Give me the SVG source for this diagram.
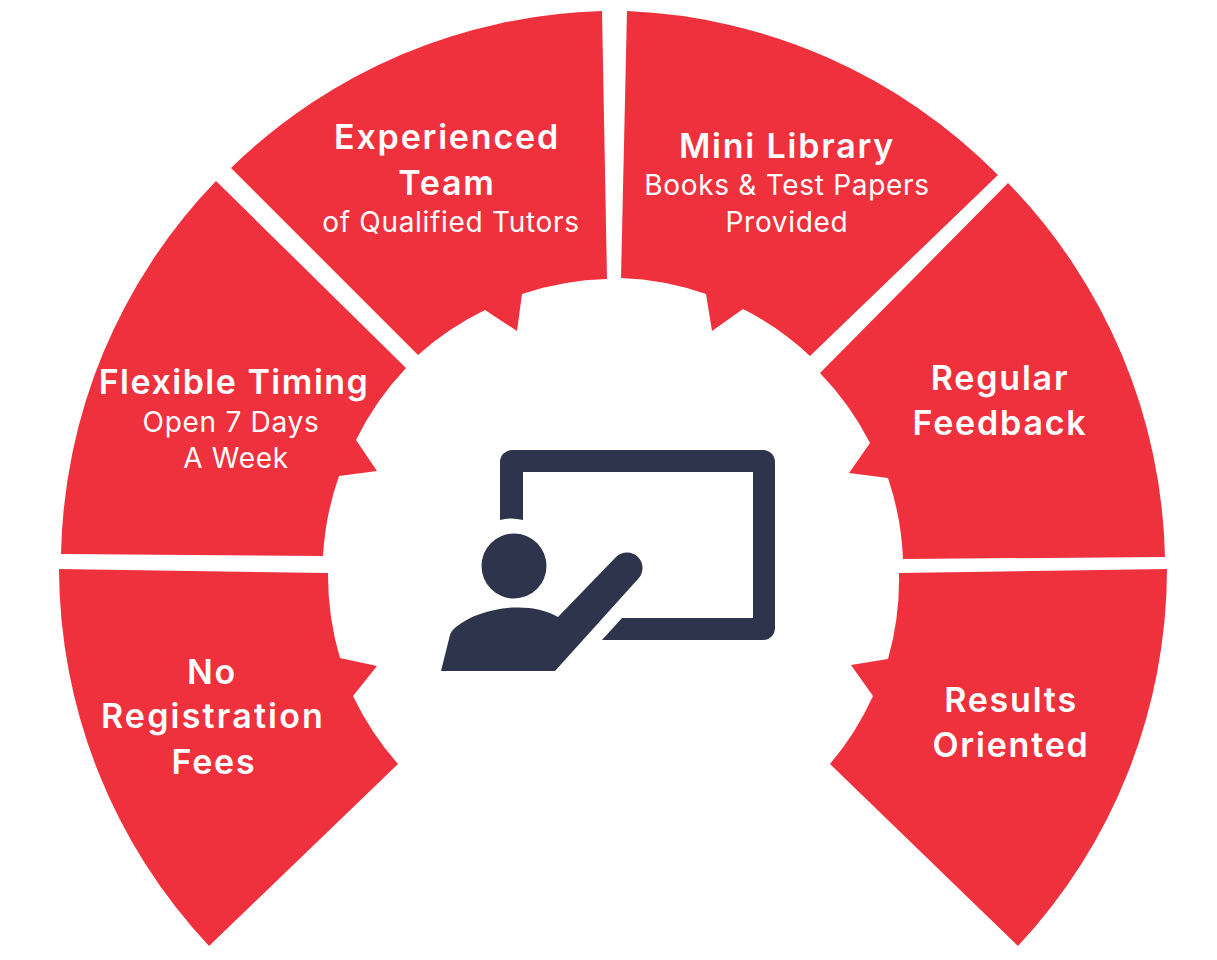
<svg xmlns="http://www.w3.org/2000/svg" width="1217" height="960" viewBox="0 0 1217 960">
<style>
.w{fill:#ef313e}
.i{fill:#2d344b}
text{fill:#fff;text-anchor:middle;font-family:"Inter","Liberation Sans",sans-serif}
.b{font-size:34px;font-weight:600;letter-spacing:1.8px}
.s{font-size:28px;font-weight:400;letter-spacing:.7px}
</style>
<rect width="1217" height="960" fill="#fff"/>
<g id="registration"><path class="w" d="M59 569A553 553 0 0 0 209 946L398 764A290 290 0 0 1 353 696L377 666L340 658A290 290 0 0 1 328 573Z"/><text class="b" x="212" y="684">No</text><text class="b" x="213" y="728" style="letter-spacing:2.2px">Registration</text><text class="b" x="214" y="774">Fees</text></g>
<g id="flexible"><path class="w" d="M61 554A553 553 0 0 1 216 181L406 368A290 290 0 0 0 356 440L377 471L339 476A290 290 0 0 0 323 556Z"/><text class="b" x="234" y="394" style="letter-spacing:1.5px">Flexible Timing</text><text class="s" x="231" y="432">Open 7 Days</text><text class="s" x="236" y="468">A Week</text></g>
<g id="experienced"><path class="w" d="M231 168A553 553 0 0 1 602 11L607 279A290 290 0 0 0 522 294L517 331L485 310A290 290 0 0 0 418 355Z"/><text class="b" x="447" y="149">Experienced</text><text class="b" x="447" y="195">Team</text><text class="s" x="451" y="232">of Qualified Tutors</text></g>
<g id="library"><path class="w" d="M627 11A553 553 0 0 1 998 175L810 356A290 290 0 0 0 743 309L712 331L706 294A290 290 0 0 0 621 278Z"/><text class="b" x="787" y="158">Mini Library</text><text class="s" x="787" y="195">Books &amp; Test Papers</text><text class="s" x="787" y="232">Provided</text></g>
<g id="feedback"><path class="w" d="M1008 183A553 553 0 0 1 1165 557L903 559A290 290 0 0 0 888 478L849 473L870 443A290 290 0 0 0 820 373Z"/><text class="b" x="1000" y="390">Regular</text><text class="b" x="1000" y="435">Feedback</text></g>
<g id="results"><path class="w" d="M1167 569A553 553 0 0 1 1018 946L830 764A290 290 0 0 0 873 696L851 665L888 659A290 290 0 0 0 899 573Z"/><text class="b" x="1011" y="712">Results</text><text class="b" x="1011" y="757">Oriented</text></g>
<g id="teacher"><path class="i" d="M500 520V462A12 12 0 0 1 512 450H763A12 12 0 0 1 775 462V628A12 12 0 0 1 763 640H602L622 618H753V472H523V520Q511 517 500 520Z"/><circle class="i" cx="514" cy="566" r="32.5"/><path class="i" d="M441 671L450 635Q451 631 456 627C480 607 530 600 558 617L616 557A15.500 15.500 0 0 1 638 579L555 671Z"/></g>
<g id="connectors"></g>
</svg>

• _Exercise_
Copy out each line exactly, without the pictures.

• _The response_
Give me the SVG source for this diagram.
<svg xmlns="http://www.w3.org/2000/svg" width="1217" height="960" viewBox="0 0 1217 960">
<style>
.w{fill:#ef313e}
.i{fill:#2d344b}
text{fill:#fff;text-anchor:middle;font-family:"Inter","Liberation Sans",sans-serif}
.b{font-size:34px;font-weight:600;letter-spacing:1.8px}
.s{font-size:28px;font-weight:400;letter-spacing:.7px}
</style>
<rect width="1217" height="960" fill="#fff"/>
<g id="registration"><path class="w" d="M59 569A553 553 0 0 0 209 946L398 764A290 290 0 0 1 353 696L377 666L340 658A290 290 0 0 1 328 573Z"/><text class="b" x="212" y="684">No</text><text class="b" x="213" y="728" style="letter-spacing:2.2px">Registration</text><text class="b" x="214" y="774">Fees</text></g>
<g id="flexible"><path class="w" d="M61 554A553 553 0 0 1 216 181L406 368A290 290 0 0 0 356 440L377 471L339 476A290 290 0 0 0 323 556Z"/><text class="b" x="234" y="394" style="letter-spacing:1.5px">Flexible Timing</text><text class="s" x="231" y="432">Open 7 Days</text><text class="s" x="236" y="468">A Week</text></g>
<g id="experienced"><path class="w" d="M231 168A553 553 0 0 1 602 11L607 279A290 290 0 0 0 522 294L517 331L485 310A290 290 0 0 0 418 355Z"/><text class="b" x="447" y="149">Experienced</text><text class="b" x="447" y="195">Team</text><text class="s" x="451" y="232">of Qualified Tutors</text></g>
<g id="library"><path class="w" d="M627 11A553 553 0 0 1 998 175L810 356A290 290 0 0 0 743 309L712 331L706 294A290 290 0 0 0 621 278Z"/><text class="b" x="787" y="158">Mini Library</text><text class="s" x="787" y="195">Books &amp; Test Papers</text><text class="s" x="787" y="232">Provided</text></g>
<g id="feedback"><path class="w" d="M1008 183A553 553 0 0 1 1165 557L903 559A290 290 0 0 0 888 478L849 473L870 443A290 290 0 0 0 820 373Z"/><text class="b" x="1000" y="390">Regular</text><text class="b" x="1000" y="435">Feedback</text></g>
<g id="results"><path class="w" d="M1167 569A553 553 0 0 1 1018 946L830 764A290 290 0 0 0 873 696L851 665L888 659A290 290 0 0 0 899 573Z"/><text class="b" x="1011" y="712">Results</text><text class="b" x="1011" y="757">Oriented</text></g>
<g id="teacher"><path class="i" d="M500 520V462A12 12 0 0 1 512 450H763A12 12 0 0 1 775 462V628A12 12 0 0 1 763 640H602L622 618H753V472H523V520Q511 517 500 520Z"/><circle class="i" cx="514" cy="566" r="32.5"/><path class="i" d="M441 671L450 635Q451 631 456 627C480 607 530 600 558 617L616 557A15.500 15.500 0 0 1 638 579L555 671Z"/></g>
<g id="connectors"></g>
</svg>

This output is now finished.